What is it? A falconry inspired Metroidvania / roguelike hybrid
Expect to pay $20 | £16 | AU$29
Publisher Screenwave Media
Reviewed on Core i7-4720HQ, 16 GB RAM, GeForce GTX 980M Multiplayer None
Link Official Site
Eagle Island is about exploring a mysterious shapeshifting island while pelting its exotic wildlife to death with a docile bird. Is this how falconry works? I don’t know. But you’re definitely using a lovely creature as live ammunition, which is a bit of a shock at first. And then, after the shock wears off, actually pretty funny.
Quill is the main character, a cherubic pixel boy with a penchant for avian-led assault. Having witnessed the abduction of his pet owl Ichiro, he’s forced to traverse a gorgeous island with his remaining pet, Koji, in order to save it. The island is a dreamlike blend of airy waterside exteriors and moody caves, and the game’s structure is a refreshing hybrid of Metroidvania and roguelike. The overworld is static, but each sidescrolling dungeon is randomised.
Birds of Prey
It’s not a roguelike, though. Overworld progress, as well as certain major abilities and bird attack types, stay unlocked permanently. It’s inside dungeons where the roguelike aspect rears its head: Dungeons contain another tier of abilities that are lost upon death, alongside all progress made towards an inevitable boss. The dungeon abilities comprise various buffs and bonuses, and each takes up one of four available ability slots. Upon death, all slotted abilities are lost, as is any currency accrued in the dungeon.
It actually works really well, to begin with: Those averse to the crushing loss of progress associated with roguelikes don’t have much to fear, because while the difficulty of the dungeons does ramp up significantly, there’s never the risk of losing a dungeon ability that strengthens the odds in your favour. Very few do. It's a bit of a relief, but also a problem for Eagle Island as it unfolds.
Combat is all about tossing Koji at all manner of native wildlife: Raging boars, angry fish, pleasant looking sentient flowers. Quill can only toss in one of eight directions, and at first this limitation feels stifling. Once adjusted to (with a controller—keyboard is not recommended for this game), the combat in Eagle Island can feel like a whimsically violent take on snooker. Each toss of Koji allows a short midair pause, and downing foes in rapid succession provides combo bonuses which can provide mana and, very rarely, replenish health.
Chirp off the old block
As a bird-loving shoot-em-up, Eagle Island works, and there’s no doubting how beautiful it is: both overworld and dungeon are brimming with lively animation and detail. But it’s ultimately shallower than it first appears. The first hour or so is spent unlocking an additional three attack types for Koji, which add fire, ice and electricity effects. Apart from situations where they’re required to solve breezy puzzles, I rarely used these more powerful attacks during moment-to-moment combat.

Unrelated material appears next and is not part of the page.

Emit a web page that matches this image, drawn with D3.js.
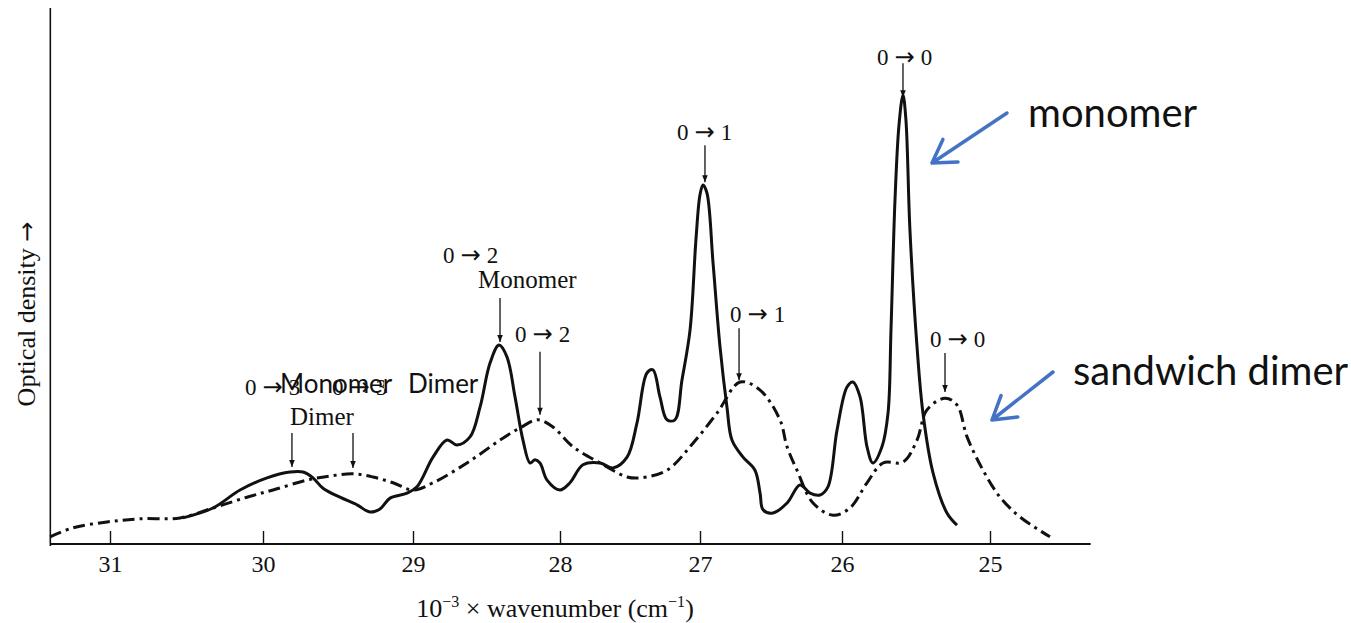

The scarcity of the mana required to use them, combined with the awkwardness of switching between attacks mid-combat, makes them feel useless most of the time.
That applies to the looted dungeon abilities too, which range from the ability to pirouette higher into the air, more rapid recovery for Koji, and various buffs to drop rates, among many others. Aside from a small handful of abilities—in particular, one that turns Koji into a homing missile—these tend to feel insignificant. None will flip the fate of your run. It’s possible to expand your maximum HP, and I invariably spent my cash on that, rather than abilities.
The dullness of the abilities undermines the light roguelike approach Eagle Island’s dungeons take, and while the level randomisation is a neat way to keep things fresh, it can’t hide the fact that, 90 percent of the time, you’re basically playing an 8-directional shooter (with a bird!).
The completion of dungeons unlocks permanent abilities that allow Quill to explore the overworld, and this is where the Metroidvania elements creep in. I loved this (very light) exploration in the overworld. On the other hand, the compulsion to explore the meandering dungeons is virtually non-existent because, basically, none of the in-dungeon abilities are worth straying off the beaten path for.
So Eagle Island is a slightly confused hybrid of a game: The movement, combat, mood and setting I loved, but it’s all hampered by dull abilities and a roguelike touch that doesn’t feel necessary. I reckon I’ll still boot Eagle Island up occasionally to feel the gracefulness of its movement and combat, but it’s hard to recommend to anyone but platformer diehards.